Whereas Google's Android One initiative stalls
Verizon: key security threats in 2012
December 23, 2011
1. Mobile malware is on the rise. Malware targeting mobile devices will continue to increase, and enterprises will wrestle with how to protect users. Obvious targets will be smartphones and tablets, with the hardest hit likely to be Android-based devices, given that operating system’s large market share and open innovation platform. All mobile platforms will experience an increase in mobile attacks.
2. Criminals target and infect app stores. Infected applications, rather than browser-based downloads, will be the main sources of attack. Because they are not policed well, unauthorized application stores will be the predominant source of mobile malware. Cybercriminals will post their infected applications here to attempt to lure trusting users into downloading rogue applications.

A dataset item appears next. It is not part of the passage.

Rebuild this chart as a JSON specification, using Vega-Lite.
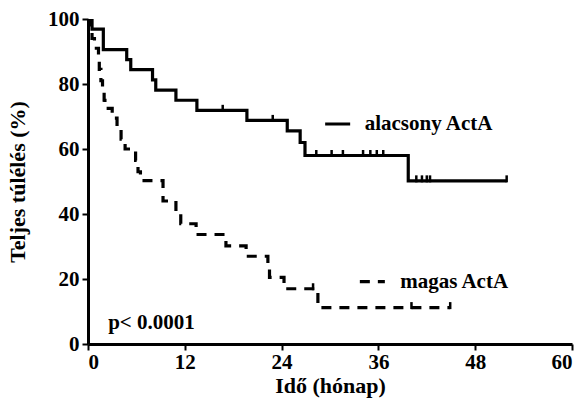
{
  "$schema": "https://vega.github.io/schema/vega-lite/v6.json",
  "autosize": "none",
  "width": 484,
  "height": 325,
  "padding": {"left": 88, "top": 19, "right": 13, "bottom": 68},
  "background": "white",
  "config": {
    "view": {"stroke": null},
    "font": "Liberation Serif",
    "axis": {
      "grid": false,
      "domainColor": "black",
      "domainWidth": 3,
      "tickColor": "black",
      "tickWidth": 2,
      "tickSize": 6,
      "labelFont": "Liberation Serif",
      "labelFontWeight": "bold",
      "labelFontSize": 21,
      "labelColor": "black",
      "titleFont": "Liberation Serif",
      "titleFontWeight": "bold",
      "titleFontSize": 22,
      "titleColor": "black"
    }
  },
  "datasets": {
    "curves": [
      {"group": "alacsony ActA", "t": 0, "s": 100},
      {"group": "alacsony ActA", "t": 0.5, "s": 96.9},
      {"group": "alacsony ActA", "t": 1.9, "s": 90.6},
      {"group": "alacsony ActA", "t": 4.8, "s": 87.5},
      {"group": "alacsony ActA", "t": 5.3, "s": 84.4},
      {"group": "alacsony ActA", "t": 8.0, "s": 81.3},
      {"group": "alacsony ActA", "t": 8.4, "s": 78.1},
      {"group": "alacsony ActA", "t": 10.9, "s": 75.0},
      {"group": "alacsony ActA", "t": 13.5, "s": 71.9},
      {"group": "alacsony ActA", "t": 19.7, "s": 68.8},
      {"group": "alacsony ActA", "t": 24.7, "s": 65.6},
      {"group": "alacsony ActA", "t": 26.3, "s": 62.0},
      {"group": "alacsony ActA", "t": 26.9, "s": 58.0},
      {"group": "alacsony ActA", "t": 39.7, "s": 50.2},
      {"group": "alacsony ActA", "t": 51.9, "s": 50.2},
      {"group": "magas ActA", "t": 0, "s": 100},
      {"group": "magas ActA", "t": 0.3, "s": 97},
      {"group": "magas ActA", "t": 0.5, "s": 94},
      {"group": "magas ActA", "t": 0.8, "s": 91},
      {"group": "magas ActA", "t": 1.3, "s": 88},
      {"group": "magas ActA", "t": 1.4, "s": 84.5},
      {"group": "magas ActA", "t": 1.6, "s": 81},
      {"group": "magas ActA", "t": 1.8, "s": 78},
      {"group": "magas ActA", "t": 2.0, "s": 75},
      {"group": "magas ActA", "t": 2.1, "s": 72.5},
      {"group": "magas ActA", "t": 3.0, "s": 69.5},
      {"group": "magas ActA", "t": 3.6, "s": 67},
      {"group": "magas ActA", "t": 4.1, "s": 63},
      {"group": "magas ActA", "t": 4.6, "s": 60},
      {"group": "magas ActA", "t": 5.9, "s": 56.5},
      {"group": "magas ActA", "t": 6.2, "s": 53},
      {"group": "magas ActA", "t": 6.5, "s": 50.3},
      {"group": "magas ActA", "t": 9.3, "s": 44},
      {"group": "magas ActA", "t": 10.9, "s": 40},
      {"group": "magas ActA", "t": 11.5, "s": 37},
      {"group": "magas ActA", "t": 13.4, "s": 33.7},
      {"group": "magas ActA", "t": 17.1, "s": 30.2},
      {"group": "magas ActA", "t": 19.6, "s": 27.0},
      {"group": "magas ActA", "t": 22.3, "s": 24},
      {"group": "magas ActA", "t": 22.5, "s": 20.5},
      {"group": "magas ActA", "t": 24.3, "s": 17},
      {"group": "magas ActA", "t": 28.5, "s": 11.2},
      {"group": "magas ActA", "t": 44.9, "s": 11.2}
    ],
    "censored": [
      {"group": "alacsony ActA", "t": 16.7, "s": 71.9},
      {"group": "alacsony ActA", "t": 22.9, "s": 68.8},
      {"group": "alacsony ActA", "t": 28.3, "s": 58.0},
      {"group": "alacsony ActA", "t": 30.2, "s": 58.0},
      {"group": "alacsony ActA", "t": 31.6, "s": 58.0},
      {"group": "alacsony ActA", "t": 34.1, "s": 58.0},
      {"group": "alacsony ActA", "t": 35.0, "s": 58.0},
      {"group": "alacsony ActA", "t": 35.8, "s": 58.0},
      {"group": "alacsony ActA", "t": 36.6, "s": 58.0},
      {"group": "alacsony ActA", "t": 40.7, "s": 50.2},
      {"group": "alacsony ActA", "t": 41.4, "s": 50.2},
      {"group": "alacsony ActA", "t": 42.0, "s": 50.2},
      {"group": "alacsony ActA", "t": 42.4, "s": 50.2},
      {"group": "alacsony ActA", "t": 51.9, "s": 50.2},
      {"group": "magas ActA", "t": 27.9, "s": 17},
      {"group": "magas ActA", "t": 40.1, "s": 11.2},
      {"group": "magas ActA", "t": 44.9, "s": 11.2}
    ],
    "keys": [
      {"group": "alacsony ActA", "x1": 29.4, "x2": 32.5, "tx": 34.3, "y": 67.7},
      {"group": "magas ActA", "x1": 33.7, "x2": 36.8, "tx": 38.7, "y": 19.2}
    ],
    "notes": [
      {"label": "p< 0.0001", "t": 2.5, "s": 6.5}
    ]
  },
  "layer": [
    {
      "data": {"name": "curves"},
      "mark": {"type": "line", "interpolate": "step-after", "strokeWidth": 3.2, "color": "black", "clip": true},
      "encoding": {
        "x": {"field": "t", "type": "quantitative",
              "scale": {"domain": [0, 60], "nice": false},
              "axis": {"values": [0, 12, 24, 36, 48, 60], "title": "Idő (hónap)", "labelPadding": 1, "titlePadding": 3}},
        "y": {"field": "s", "type": "quantitative",
              "scale": {"domain": [0, 100], "nice": false},
              "axis": {"values": [0, 20, 40, 60, 80, 100], "title": "Teljes túlélés (%)", "labelPadding": 3, "titlePadding": 18}},
        "strokeDash": {"field": "group", "type": "nominal",
                       "scale": {"domain": ["alacsony ActA", "magas ActA"], "range": [[1, 0], [10, 8]]},
                       "legend": null}
      }
    },
    {
      "data": {"name": "censored"},
      "mark": {"type": "tick", "orient": "vertical", "size": 7, "thickness": 2.5, "color": "black", "opacity": 1, "yOffset": -2},
      "encoding": {
        "x": {"field": "t", "type": "quantitative"},
        "y": {"field": "s", "type": "quantitative"}
      }
    },
    {
      "data": {"name": "keys"},
      "mark": {"type": "rule", "strokeWidth": 3.2, "color": "black"},
      "encoding": {
        "x": {"field": "x1", "type": "quantitative"},
        "x2": {"field": "x2"},
        "y": {"field": "y", "type": "quantitative"},
        "strokeDash": {"field": "group", "type": "nominal",
                       "scale": {"domain": ["alacsony ActA", "magas ActA"], "range": [[1, 0], [10, 8]]},
                       "legend": null}
      }
    },
    {
      "data": {"name": "keys"},
      "mark": {"type": "text", "align": "left", "baseline": "middle", "font": "Liberation Serif", "fontWeight": "bold", "fontSize": 21, "color": "black"},
      "encoding": {
        "x": {"field": "tx", "type": "quantitative"},
        "y": {"field": "y", "type": "quantitative"},
        "text": {"field": "group"}
      }
    },
    {
      "data": {"name": "notes"},
      "mark": {"type": "text", "align": "left", "baseline": "middle", "font": "Liberation Serif", "fontWeight": "bold", "fontSize": 21, "color": "black"},
      "encoding": {
        "x": {"field": "t", "type": "quantitative"},
        "y": {"field": "s", "type": "quantitative"},
        "text": {"field": "label"}
      }
    }
  ]
}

Cybercriminals also will find ways to get their applications posted into authorized application stores. And infections can easily spread beyond the smartphone and into a corporate network, upping the ante on risk.
3. Application scoring systems will be developed and implemented. To reassure users, organizations will want to have their application source code reviewed by third parties. Similarly, organizations will want to be sure that the applications approved for use on workers’ devices meet a certain standard. It is anticipated that the industry will develop a scoring system that helps ensure that users only download appropriate, corporate-sanctioned applications to business devices.

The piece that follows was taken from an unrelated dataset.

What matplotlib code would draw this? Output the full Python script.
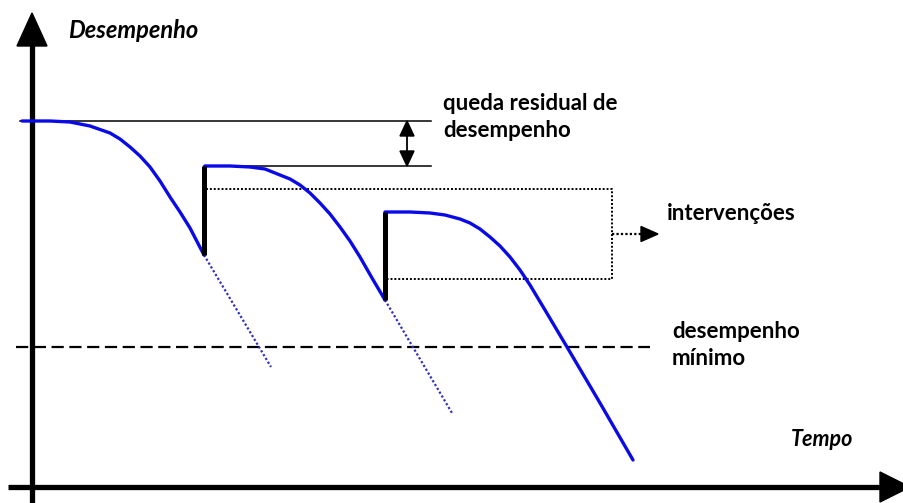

4. Emergence of bank-friendly applications with built-in security. Mobile devices will increasingly be used to view banking information, transfer money, donate to charities, and make payments for goods and services, presenting an opportunity for cybercriminals, who will find ways to circumvent protections. To help ensure the security of online banking, the banking industry is likely to begin to offer applications that have strong, built-in security layers.

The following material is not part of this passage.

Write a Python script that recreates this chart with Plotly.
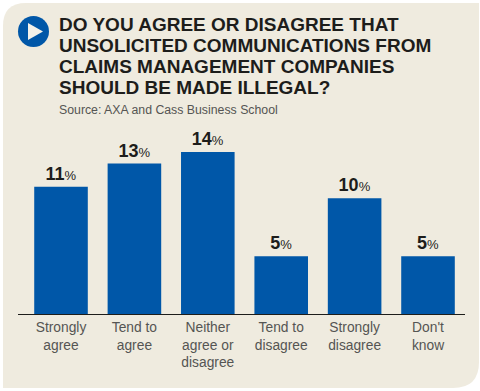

5. Hyper-connectivity leads to growing identity and privacy challenges. In today’s business environment, more users need to legitimately access more data from more places. This requires the protection of data at every access point by using stronger credentials, deploying more secure, partner-accessible systems, and improving log management and analysis. Compounding the issue are a new age of cross-platform malicious code, aimed at sabotage, and mounting concerns about privacy. Enterprises will no longer be able to ignore this problem in 2012, and will have to make some hard choices.